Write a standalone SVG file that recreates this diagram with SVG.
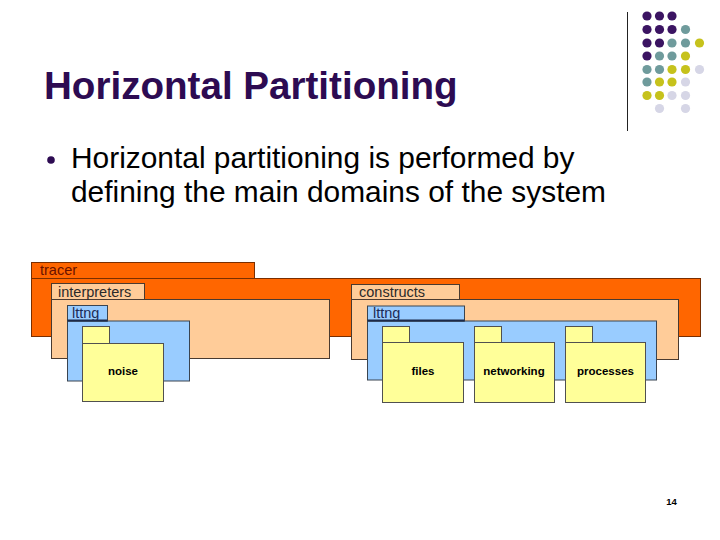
<svg xmlns="http://www.w3.org/2000/svg" width="720" height="540" viewBox="0 0 720 540">
<style>
.title{font-family:"Liberation Sans",Arial,sans-serif;font-weight:bold;font-size:38.6px;fill:#2d0b52}
.body{font-family:"Liberation Sans",Arial,sans-serif;font-size:29.9px;fill:#000}
.lbl{font-family:"Liberation Sans",Arial,sans-serif;font-size:14.5px}
.fl{font-family:"Liberation Sans",Arial,sans-serif;font-size:11.5px;font-weight:bold;fill:#000;text-anchor:middle}
.or{fill:#ff6600;stroke:#7a2e00;stroke-width:1}
.pe{fill:#ffcc99;stroke:#4a3a30;stroke-width:1}
.bl{fill:#99ccff;stroke:#3a4450;stroke-width:1}
.ye{fill:#ffff99;stroke:#505050;stroke-width:1}
.p{fill:#3b1462}.t{fill:#6f9b9c}.y{fill:#c6c21c}.l{fill:#d6d6e6}
</style>
<rect width="720" height="540" fill="#fff"/>
<g id="decor">
<line x1="627.5" y1="12" x2="627.5" y2="131" stroke="#222" stroke-width="1"/>
<circle class="p" cx="647" cy="16" r="4.6"/><circle class="p" cx="659.5" cy="16" r="4.6"/><circle class="p" cx="672" cy="16" r="4.6"/>
<circle class="p" cx="647" cy="29.5" r="4.6"/><circle class="p" cx="659.5" cy="29.5" r="4.6"/><circle class="p" cx="672" cy="29.5" r="4.6"/><circle class="t" cx="685.5" cy="29.5" r="4.6"/>
<circle class="p" cx="647" cy="43" r="4.6"/><circle class="p" cx="659.5" cy="43" r="4.6"/><circle class="t" cx="672" cy="43" r="4.6"/><circle class="t" cx="685.5" cy="43" r="4.6"/><circle class="y" cx="699.5" cy="43" r="4.6"/>
<circle class="p" cx="647" cy="56" r="4.6"/><circle class="t" cx="659.5" cy="56" r="4.6"/><circle class="t" cx="672" cy="56" r="4.6"/><circle class="y" cx="685.5" cy="56" r="4.6"/>
<circle class="t" cx="647" cy="69.5" r="4.6"/><circle class="t" cx="659.5" cy="69.5" r="4.6"/><circle class="y" cx="672" cy="69.5" r="4.6"/><circle class="y" cx="685.5" cy="69.5" r="4.6"/><circle class="l" cx="699.5" cy="69.5" r="4.6"/>
<circle class="t" cx="647" cy="82" r="4.6"/><circle class="y" cx="659.5" cy="82" r="4.6"/><circle class="y" cx="672" cy="82" r="4.6"/><circle class="l" cx="685.5" cy="82" r="4.6"/>
<circle class="y" cx="647" cy="95.5" r="4.6"/><circle class="y" cx="659.5" cy="95.5" r="4.6"/><circle class="l" cx="672" cy="95.5" r="4.6"/><circle class="l" cx="685.5" cy="95.5" r="4.6"/>
<circle class="l" cx="659.5" cy="108.5" r="4.6"/><circle class="l" cx="685.5" cy="108.5" r="4.6"/>
</g>
<text class="title" x="44" y="99">Horizontal Partitioning</text>
<circle cx="51" cy="160" r="3.8" fill="#2d0b52"/>
<text class="body" x="71" y="168">Horizontal partitioning is performed by</text>
<text class="body" x="71" y="202">defining the main domains of the system</text>
<g id="tracer">
<rect class="or" x="31.5" y="278.5" width="669" height="58"/>
<rect class="or" x="31.5" y="262.5" width="223" height="16"/>
<text class="lbl" x="40" y="275" fill="#6a1200">tracer</text>
</g>
<g id="interpreters">
<rect class="pe" x="51.5" y="299.5" width="278" height="59"/>
<rect class="pe" x="51.5" y="283.5" width="93" height="16"/>
<text class="lbl" x="58" y="297" fill="#2a2a2a">interpreters</text>
</g>
<g id="lttng-left">
<rect class="bl" x="67.5" y="321" width="122" height="60"/>
<rect class="bl" x="67.5" y="305.5" width="40" height="15.5"/>
<line x1="67.5" y1="320.5" x2="107.5" y2="320.5" stroke="#1c2a4a" stroke-width="2"/>
<text class="lbl" x="72" y="318" fill="#1c2a55">lttng</text>
</g>
<g id="noise">
<rect class="ye" x="82.5" y="326.5" width="27" height="17"/>
<rect class="ye" x="82.5" y="343.5" width="81" height="58"/>
<text class="fl" x="123" y="375">noise</text>
</g>
<g id="constructs">
<rect class="pe" x="351.5" y="299.5" width="327" height="60"/>
<rect class="pe" x="351.5" y="284.5" width="108" height="15"/>
<text class="lbl" x="359" y="297" fill="#2a2a2a">constructs</text>
</g>
<g id="lttng-right">
<rect class="bl" x="367.5" y="321" width="289" height="59"/>
<rect class="bl" x="367.5" y="306" width="97" height="15"/>
<line x1="367.5" y1="320.5" x2="464.5" y2="320.5" stroke="#1c2a4a" stroke-width="2"/>
<text class="lbl" x="373" y="318" fill="#1c2a55">lttng</text>
</g>
<g id="files">
<rect class="ye" x="382.5" y="326.5" width="27" height="16"/>
<rect class="ye" x="382.5" y="342.5" width="81" height="60"/>
<text class="fl" x="423" y="375">files</text>
</g>
<g id="networking">
<rect class="ye" x="474.5" y="326.5" width="27" height="16"/>
<rect class="ye" x="474.5" y="342.5" width="80" height="60"/>
<text class="fl" x="514" y="375">networking</text>
</g>
<g id="processes">
<rect class="ye" x="565.5" y="326.5" width="27" height="16"/>
<rect class="ye" x="565.5" y="342.5" width="80" height="60"/>
<text class="fl" x="605.5" y="375">processes</text>
</g>
<g id="connectors"/>
<text x="671.5" y="505" font-family="Liberation Sans,Arial,sans-serif" font-size="9.5" font-weight="bold" text-anchor="middle" fill="#000">14</text>
</svg>
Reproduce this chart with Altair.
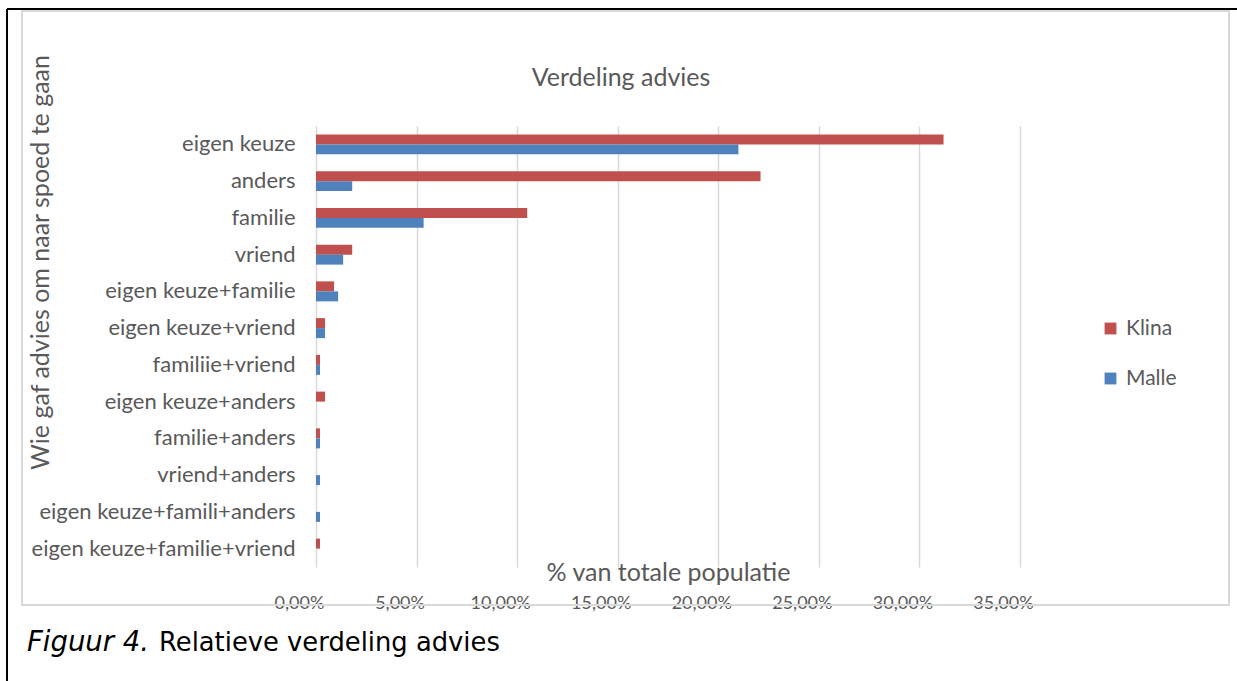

--------------------

Retype each entry precisely. Skip images entirely.

> [Complete output]
Write a standalone SVG file that recreates this diagram with SVG.
<svg xmlns="http://www.w3.org/2000/svg" width="720" height="540" viewBox="0 0 720 540">
<style>
.title{font-family:"Liberation Sans",Arial,sans-serif;font-weight:bold;font-size:38.6px;fill:#2d0b52}
.body{font-family:"Liberation Sans",Arial,sans-serif;font-size:29.9px;fill:#000}
.lbl{font-family:"Liberation Sans",Arial,sans-serif;font-size:14.5px}
.fl{font-family:"Liberation Sans",Arial,sans-serif;font-size:11.5px;font-weight:bold;fill:#000;text-anchor:middle}
.or{fill:#ff6600;stroke:#7a2e00;stroke-width:1}
.pe{fill:#ffcc99;stroke:#4a3a30;stroke-width:1}
.bl{fill:#99ccff;stroke:#3a4450;stroke-width:1}
.ye{fill:#ffff99;stroke:#505050;stroke-width:1}
.p{fill:#3b1462}.t{fill:#6f9b9c}.y{fill:#c6c21c}.l{fill:#d6d6e6}
</style>
<rect width="720" height="540" fill="#fff"/>
<g id="decor">
<line x1="627.5" y1="12" x2="627.5" y2="131" stroke="#222" stroke-width="1"/>
<circle class="p" cx="647" cy="16" r="4.6"/><circle class="p" cx="659.5" cy="16" r="4.6"/><circle class="p" cx="672" cy="16" r="4.6"/>
<circle class="p" cx="647" cy="29.5" r="4.6"/><circle class="p" cx="659.5" cy="29.5" r="4.6"/><circle class="p" cx="672" cy="29.5" r="4.6"/><circle class="t" cx="685.5" cy="29.5" r="4.6"/>
<circle class="p" cx="647" cy="43" r="4.6"/><circle class="p" cx="659.5" cy="43" r="4.6"/><circle class="t" cx="672" cy="43" r="4.6"/><circle class="t" cx="685.5" cy="43" r="4.6"/><circle class="y" cx="699.5" cy="43" r="4.6"/>
<circle class="p" cx="647" cy="56" r="4.6"/><circle class="t" cx="659.5" cy="56" r="4.6"/><circle class="t" cx="672" cy="56" r="4.6"/><circle class="y" cx="685.5" cy="56" r="4.6"/>
<circle class="t" cx="647" cy="69.5" r="4.6"/><circle class="t" cx="659.5" cy="69.5" r="4.6"/><circle class="y" cx="672" cy="69.5" r="4.6"/><circle class="y" cx="685.5" cy="69.5" r="4.6"/><circle class="l" cx="699.5" cy="69.5" r="4.6"/>
<circle class="t" cx="647" cy="82" r="4.6"/><circle class="y" cx="659.5" cy="82" r="4.6"/><circle class="y" cx="672" cy="82" r="4.6"/><circle class="l" cx="685.5" cy="82" r="4.6"/>
<circle class="y" cx="647" cy="95.5" r="4.6"/><circle class="y" cx="659.5" cy="95.5" r="4.6"/><circle class="l" cx="672" cy="95.5" r="4.6"/><circle class="l" cx="685.5" cy="95.5" r="4.6"/>
<circle class="l" cx="659.5" cy="108.5" r="4.6"/><circle class="l" cx="685.5" cy="108.5" r="4.6"/>
</g>
<text class="title" x="44" y="99">Horizontal Partitioning</text>
<circle cx="51" cy="160" r="3.8" fill="#2d0b52"/>
<text class="body" x="71" y="168">Horizontal partitioning is performed by</text>
<text class="body" x="71" y="202">defining the main domains of the system</text>
<g id="tracer">
<rect class="or" x="31.5" y="278.5" width="669" height="58"/>
<rect class="or" x="31.5" y="262.5" width="223" height="16"/>
<text class="lbl" x="40" y="275" fill="#6a1200">tracer</text>
</g>
<g id="interpreters">
<rect class="pe" x="51.5" y="299.5" width="278" height="59"/>
<rect class="pe" x="51.5" y="283.5" width="93" height="16"/>
<text class="lbl" x="58" y="297" fill="#2a2a2a">interpreters</text>
</g>
<g id="lttng-left">
<rect class="bl" x="67.5" y="321" width="122" height="60"/>
<rect class="bl" x="67.5" y="305.5" width="40" height="15.5"/>
<line x1="67.5" y1="320.5" x2="107.5" y2="320.5" stroke="#1c2a4a" stroke-width="2"/>
<text class="lbl" x="72" y="318" fill="#1c2a55">lttng</text>
</g>
<g id="noise">
<rect class="ye" x="82.5" y="326.5" width="27" height="17"/>
<rect class="ye" x="82.5" y="343.5" width="81" height="58"/>
<text class="fl" x="123" y="375">noise</text>
</g>
<g id="constructs">
<rect class="pe" x="351.5" y="299.5" width="327" height="60"/>
<rect class="pe" x="351.5" y="284.5" width="108" height="15"/>
<text class="lbl" x="359" y="297" fill="#2a2a2a">constructs</text>
</g>
<g id="lttng-right">
<rect class="bl" x="367.5" y="321" width="289" height="59"/>
<rect class="bl" x="367.5" y="306" width="97" height="15"/>
<line x1="367.5" y1="320.5" x2="464.5" y2="320.5" stroke="#1c2a4a" stroke-width="2"/>
<text class="lbl" x="373" y="318" fill="#1c2a55">lttng</text>
</g>
<g id="files">
<rect class="ye" x="382.5" y="326.5" width="27" height="16"/>
<rect class="ye" x="382.5" y="342.5" width="81" height="60"/>
<text class="fl" x="423" y="375">files</text>
</g>
<g id="networking">
<rect class="ye" x="474.5" y="326.5" width="27" height="16"/>
<rect class="ye" x="474.5" y="342.5" width="80" height="60"/>
<text class="fl" x="514" y="375">networking</text>
</g>
<g id="processes">
<rect class="ye" x="565.5" y="326.5" width="27" height="16"/>
<rect class="ye" x="565.5" y="342.5" width="80" height="60"/>
<text class="fl" x="605.5" y="375">processes</text>
</g>
<g id="connectors"/>
<text x="671.5" y="505" font-family="Liberation Sans,Arial,sans-serif" font-size="9.5" font-weight="bold" text-anchor="middle" fill="#000">14</text>
</svg>
Reproduce this chart with Altair.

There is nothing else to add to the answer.